Faithfully return all lines, omitting every embedded picture.

══ Data provided

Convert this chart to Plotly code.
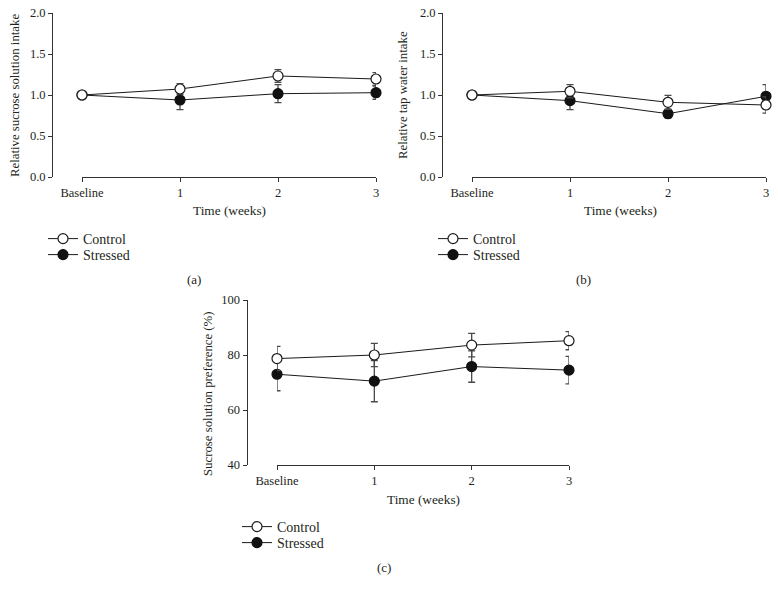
import plotly.graph_objects as go

# ---------------- data ----------------
weeks = [0, 1, 2, 3]
week_labels = ["Baseline", "1", "2", "3"]

a_control = [1.0, 1.073, 1.232, 1.195]
a_control_err = [0, 0.065, 0.077, 0.077]
a_stressed = [1.0, 0.939, 1.016, 1.028]
a_stressed_err = [0, 0.118, 0.11, 0.08]

b_control = [1.0, 1.045, 0.911, 0.878]
b_control_err = [0, 0.081, 0.085, 0.098]
b_stressed = [1.0, 0.931, 0.772, 0.984]
b_stressed_err = [0, 0.11, 0.05, 0.142]

c_control = [78.7, 80.0, 83.6, 85.2]
c_control_err = [4.4, 4.2, 4.3, 3.3]
c_stressed = [73.0, 70.5, 75.8, 74.5]
c_stressed_err = [6.0, 7.5, 5.7, 5.0]

y_titles = ["Relative sucrose solution intake", "Relative tap water intake",
            "Sucrose solution preference (%)"]
x_title = "Time (weeks)"
panel_labels = ["(a)", "(b)", "(c)"]
series_names = ["Control", "Stressed"]

# ---------------- layout helpers ----------------
W, H = 778, 592
OFF = 0  # body margin removed by post_script below
FONT = "Liberation Serif, Times New Roman, serif"
TXT = "#231f20"
AX = "#333333"


def px_x(p):
    return (p - OFF) / W


def px_y(p):
    return 1 - (p - OFF) / H


fig = go.Figure()

panels = [
    (a_control, a_control_err, a_stressed, a_stressed_err, "", 82, 376, 13, 177, 52, [0, 2], 0.5),
    (b_control, b_control_err, b_stressed, b_stressed_err, "2", 472, 766, 13, 177, 442, [0, 2], 0.5),
    (c_control, c_control_err, c_stressed, c_stressed_err, "3", 277, 569, 300, 465, 246.5, [40, 100], 20),
]

legend_rows = [(43, 223, 239), (433, 223, 239), (237, 511, 527)]

for i, (ctl, cerr, st, serr, sfx, x0, x1, yt, yb, yl, yr, dt) in enumerate(panels):
    xa = "x" + sfx
    ya = "y" + sfx
    lg_c = "legend" if i == 0 else "legend%d" % (2 * i + 1)
    lg_s = "legend%d" % (2 * i + 2)
    fig.add_trace(go.Scatter(
        x=weeks, y=st, name=series_names[1], mode="lines+markers",
        xaxis=xa, yaxis=ya, legend=lg_s, cliponaxis=False,
        line=dict(color="#1a1a1a", width=1),
        marker=dict(symbol="circle", size=10, color="#111111",
                    line=dict(color="#111111", width=1.2)),
        error_y=dict(type="data", array=serr, visible=True, color="#4a4a4a",
                     thickness=1.3, width=3.5),
    ))
    fig.add_trace(go.Scatter(
        x=weeks, y=ctl, name=series_names[0], mode="lines+markers",
        xaxis=xa, yaxis=ya, legend=lg_c, cliponaxis=False,
        line=dict(color="#1a1a1a", width=1),
        marker=dict(symbol="circle", size=10, color="white",
                    line=dict(color="#1a1a1a", width=1.2)),
        error_y=dict(type="data", array=cerr, visible=True, color="#4a4a4a",
                     thickness=1.3, width=3.5),
    ))

    xkey = "xaxis" + sfx
    ykey = "yaxis" + sfx
    fig.layout[xkey] = dict(
        domain=[px_x(x0), px_x(x1)], anchor=ya, range=[0, 3],
        tickmode="array", tickvals=weeks, ticktext=week_labels,
        showline=True, linecolor=AX, linewidth=1, ticks="outside",
        ticklen=4, tickcolor=AX, tickwidth=1, showgrid=False, zeroline=False,
        tickfont=dict(family=FONT, size=12.5, color=TXT), fixedrange=True,
        automargin=False, ticklabeloverflow="allow",
    )
    fig.layout[ykey] = dict(
        domain=[px_y(yb), px_y(yt)], anchor="free", position=px_x(yl),
        range=yr, dtick=dt, tick0=yr[0],
        tickformat=".1f" if dt < 1 else "d",
        showline=True, linecolor=AX, linewidth=1, ticks="outside",
        ticklen=4, tickcolor=AX, tickwidth=1, showgrid=False, zeroline=False,
        tickfont=dict(family=FONT, size=12.5, color=TXT), fixedrange=True,
        automargin=False, ticklabeloverflow="allow",
    )

    lx, ly_c, ly_s = legend_rows[i]
    for name, ly in ((lg_c, ly_c), (lg_s, ly_s)):
        fig.layout[name] = dict(
            x=px_x(lx), y=px_y(ly), xanchor="left", yanchor="top",
            bgcolor="rgba(0,0,0,0)", borderwidth=0, tracegroupgap=0,
            font=dict(family=FONT, size=14, color=TXT), itemclick=False,
            itemdoubleclick=False,
        )

annotations = []
for (cx, cy) in [(229, 211), (620, 211), (423, 499)]:
    annotations.append(dict(x=px_x(cx), y=px_y(cy), xref="paper", yref="paper",
                            text=x_title, showarrow=False, xanchor="center",
                            yanchor="middle",
                            font=dict(family=FONT, size=13.3, color=TXT)))
for (cx, cy), t in zip([(15, 96), (403, 95), (208, 393)], y_titles):
    annotations.append(dict(x=px_x(cx), y=px_y(cy), xref="paper", yref="paper",
                            text=t, showarrow=False, textangle=-90,
                            xanchor="center", yanchor="middle",
                            font=dict(family=FONT, size=12.8, color=TXT)))
for (cx, cy), t in zip([(194, 279), (583, 279), (384, 567)], panel_labels):
    annotations.append(dict(x=px_x(cx), y=px_y(cy), xref="paper", yref="paper",
                            text=t, showarrow=False, xanchor="center",
                            yanchor="middle",
                            font=dict(family=FONT, size=13, color=TXT)))

fig.update_layout(
    width=W, height=H,
    margin=dict(l=0, r=0, t=0, b=0, pad=0, autoexpand=False),
    paper_bgcolor="white", plot_bgcolor="white",
    annotations=annotations, showlegend=True, hovermode=False,
    font=dict(family=FONT, color=TXT),
)

fig.write_html(
    "out.html",
    config={"displayModeBar": False},
    post_script="document.body.style.margin='0';document.body.style.overflow='hidden';",
)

════

- **Full response**:
Convert this chart to Plotly code.
import plotly.graph_objects as go

# ---------------- data ----------------
weeks = [0, 1, 2, 3]
week_labels = ["Baseline", "1", "2", "3"]

a_control = [1.0, 1.073, 1.232, 1.195]
a_control_err = [0, 0.065, 0.077, 0.077]
a_stressed = [1.0, 0.939, 1.016, 1.028]
a_stressed_err = [0, 0.118, 0.11, 0.08]

b_control = [1.0, 1.045, 0.911, 0.878]
b_control_err = [0, 0.081, 0.085, 0.098]
b_stressed = [1.0, 0.931, 0.772, 0.984]
b_stressed_err = [0, 0.11, 0.05, 0.142]

c_control = [78.7, 80.0, 83.6, 85.2]
c_control_err = [4.4, 4.2, 4.3, 3.3]
c_stressed = [73.0, 70.5, 75.8, 74.5]
c_stressed_err = [6.0, 7.5, 5.7, 5.0]

y_titles = ["Relative sucrose solution intake", "Relative tap water intake",
            "Sucrose solution preference (%)"]
x_title = "Time (weeks)"
panel_labels = ["(a)", "(b)", "(c)"]
series_names = ["Control", "Stressed"]

# ---------------- layout helpers ----------------
W, H = 778, 592
OFF = 0  # body margin removed by post_script below
FONT = "Liberation Serif, Times New Roman, serif"
TXT = "#231f20"
AX = "#333333"


def px_x(p):
    return (p - OFF) / W


def px_y(p):
    return 1 - (p - OFF) / H


fig = go.Figure()

panels = [
    (a_control, a_control_err, a_stressed, a_stressed_err, "", 82, 376, 13, 177, 52, [0, 2], 0.5),
    (b_control, b_control_err, b_stressed, b_stressed_err, "2", 472, 766, 13, 177, 442, [0, 2], 0.5),
    (c_control, c_control_err, c_stressed, c_stressed_err, "3", 277, 569, 300, 465, 246.5, [40, 100], 20),
]

legend_rows = [(43, 223, 239), (433, 223, 239), (237, 511, 527)]

for i, (ctl, cerr, st, serr, sfx, x0, x1, yt, yb, yl, yr, dt) in enumerate(panels):
    xa = "x" + sfx
    ya = "y" + sfx
    lg_c = "legend" if i == 0 else "legend%d" % (2 * i + 1)
    lg_s = "legend%d" % (2 * i + 2)
    fig.add_trace(go.Scatter(
        x=weeks, y=st, name=series_names[1], mode="lines+markers",
        xaxis=xa, yaxis=ya, legend=lg_s, cliponaxis=False,
        line=dict(color="#1a1a1a", width=1),
        marker=dict(symbol="circle", size=10, color="#111111",
                    line=dict(color="#111111", width=1.2)),
        error_y=dict(type="data", array=serr, visible=True, color="#4a4a4a",
                     thickness=1.3, width=3.5),
    ))
    fig.add_trace(go.Scatter(
        x=weeks, y=ctl, name=series_names[0], mode="lines+markers",
        xaxis=xa, yaxis=ya, legend=lg_c, cliponaxis=False,
        line=dict(color="#1a1a1a", width=1),
        marker=dict(symbol="circle", size=10, color="white",
                    line=dict(color="#1a1a1a", width=1.2)),
        error_y=dict(type="data", array=cerr, visible=True, color="#4a4a4a",
                     thickness=1.3, width=3.5),
    ))

    xkey = "xaxis" + sfx
    ykey = "yaxis" + sfx
    fig.layout[xkey] = dict(
        domain=[px_x(x0), px_x(x1)], anchor=ya, range=[0, 3],
        tickmode="array", tickvals=weeks, ticktext=week_labels,
        showline=True, linecolor=AX, linewidth=1, ticks="outside",
        ticklen=4, tickcolor=AX, tickwidth=1, showgrid=False, zeroline=False,
        tickfont=dict(family=FONT, size=12.5, color=TXT), fixedrange=True,
        automargin=False, ticklabeloverflow="allow",
    )
    fig.layout[ykey] = dict(
        domain=[px_y(yb), px_y(yt)], anchor="free", position=px_x(yl),
        range=yr, dtick=dt, tick0=yr[0],
        tickformat=".1f" if dt < 1 else "d",
        showline=True, linecolor=AX, linewidth=1, ticks="outside",
        ticklen=4, tickcolor=AX, tickwidth=1, showgrid=False, zeroline=False,
        tickfont=dict(family=FONT, size=12.5, color=TXT), fixedrange=True,
        automargin=False, ticklabeloverflow="allow",
    )

    lx, ly_c, ly_s = legend_rows[i]
    for name, ly in ((lg_c, ly_c), (lg_s, ly_s)):
        fig.layout[name] = dict(
            x=px_x(lx), y=px_y(ly), xanchor="left", yanchor="top",
            bgcolor="rgba(0,0,0,0)", borderwidth=0, tracegroupgap=0,
            font=dict(family=FONT, size=14, color=TXT), itemclick=False,
            itemdoubleclick=False,
        )

annotations = []
for (cx, cy) in [(229, 211), (620, 211), (423, 499)]:
    annotations.append(dict(x=px_x(cx), y=px_y(cy), xref="paper", yref="paper",
                            text=x_title, showarrow=False, xanchor="center",
                            yanchor="middle",
                            font=dict(family=FONT, size=13.3, color=TXT)))
for (cx, cy), t in zip([(15, 96), (403, 95), (208, 393)], y_titles):
    annotations.append(dict(x=px_x(cx), y=px_y(cy), xref="paper", yref="paper",
                            text=t, showarrow=False, textangle=-90,
                            xanchor="center", yanchor="middle",
                            font=dict(family=FONT, size=12.8, color=TXT)))
for (cx, cy), t in zip([(194, 279), (583, 279), (384, 567)], panel_labels):
    annotations.append(dict(x=px_x(cx), y=px_y(cy), xref="paper", yref="paper",
                            text=t, showarrow=False, xanchor="center",
                            yanchor="middle",
                            font=dict(family=FONT, size=13, color=TXT)))

fig.update_layout(
    width=W, height=H,
    margin=dict(l=0, r=0, t=0, b=0, pad=0, autoexpand=False),
    paper_bgcolor="white", plot_bgcolor="white",
    annotations=annotations, showlegend=True, hovermode=False,
    font=dict(family=FONT, color=TXT),
)

fig.write_html(
    "out.html",
    config={"displayModeBar": False},
    post_script="document.body.style.margin='0';document.body.style.overflow='hidden';",
)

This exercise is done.